Tenant demand fell at a faster pace in the developed world in the second quarter of the year but developing markets have also been hit by the credit crunch, according to the RICS.

In its Global Commercial Property Survey Q2 2008, a quarterly guide to the developing trends in the commercial property investment and occupier market published today, it said that transaction volumes and capital values plummeted across the board under financial liquidity constraints.

It said 17% more surveyors reported a fall than a rise in tenant demand across the globe as the effect of the credit crunch deepened. The worst hit areas were North America, Australasia, western Europe and, to a lesser degree developed Asia.

In Western Europe, the net balance of surveyors reporting a fall in tenant demand fell to -27% from -22% in the first quarter, while in Australasia and North America it fell to -35.5% and -36% respectively.

All sectors suffered with the retail market the most depressed area and the office sector dropping to a further low. It said capital values have fallen and yields have rise across most global markets.

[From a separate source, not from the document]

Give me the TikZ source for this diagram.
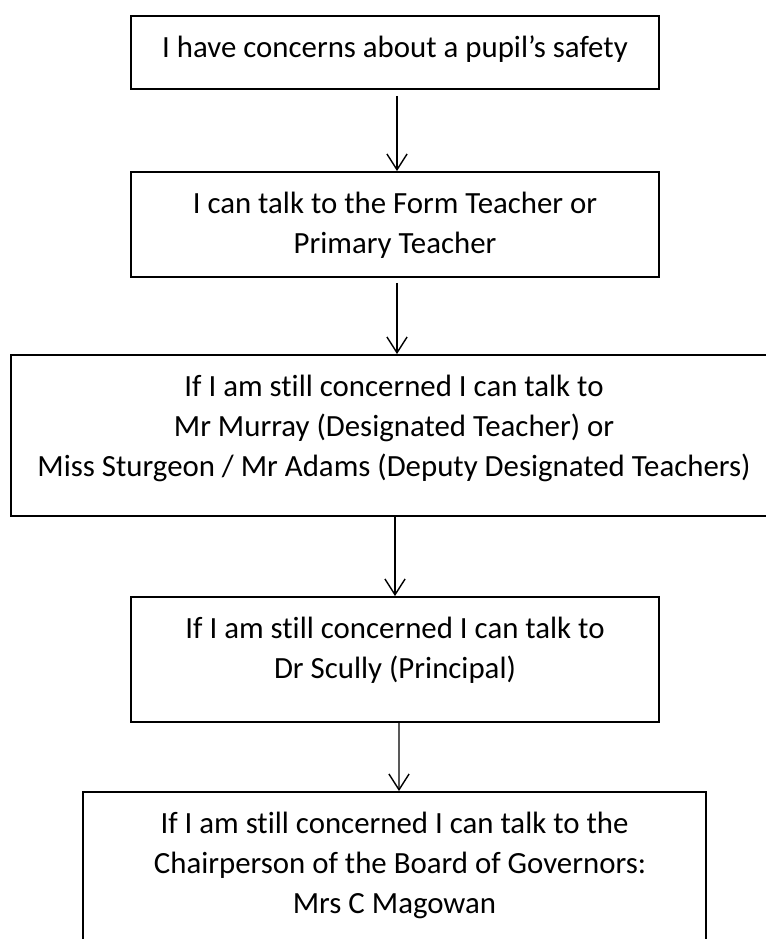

The RICS said a rise in yields has also been recorded in emerging markets for the first time in the survey’s history as aggressive inflation fighting in some locations has impacted upon commercial property pricing.

It said investment activity continued its ‘downward spiral with all regions outside Latin America either stagnating or declining’ with the weakest investment markets in North America, Australasia and Western Europe.

‘Indeed, of the more than 50 countries surveyed, seven of the 10 worst performing countries are located in Western Europe with the most negative sentiment towards prices for the third quarter expected in the Republic of Ireland and Spain,’ it said.

Outside Western Europe, real estate companies surveyed in the report displayed the most negative sentiment towards Hungary, New Zealand and South Africa with the US positioned only one place above the bottom 10.

RICS senior economist Oliver Gilmartin said: ‘The pace of upward yield shift gathered momentum across many markets in the second quarter as renewed fears over a prolonged economic slowdown has raised risk premiums and the real possibility of increasing tenant default.

‘The outlook for rents has been pared back across many markets as well as some emerging markets where the battle against inflation has taken centre stage.

‘Significantly, inducements are on the rise in every global region outside of Latin America a trend which has historically provided a lead indicator for slowing rental advance. Markets exposed to the housing and consumer slowdowns are unsurprisingly displaying the weakest sentiment on downgrades to economic growth with the retail sector the least favoured in every region outside Emerging Asia and Africa & Middle East.’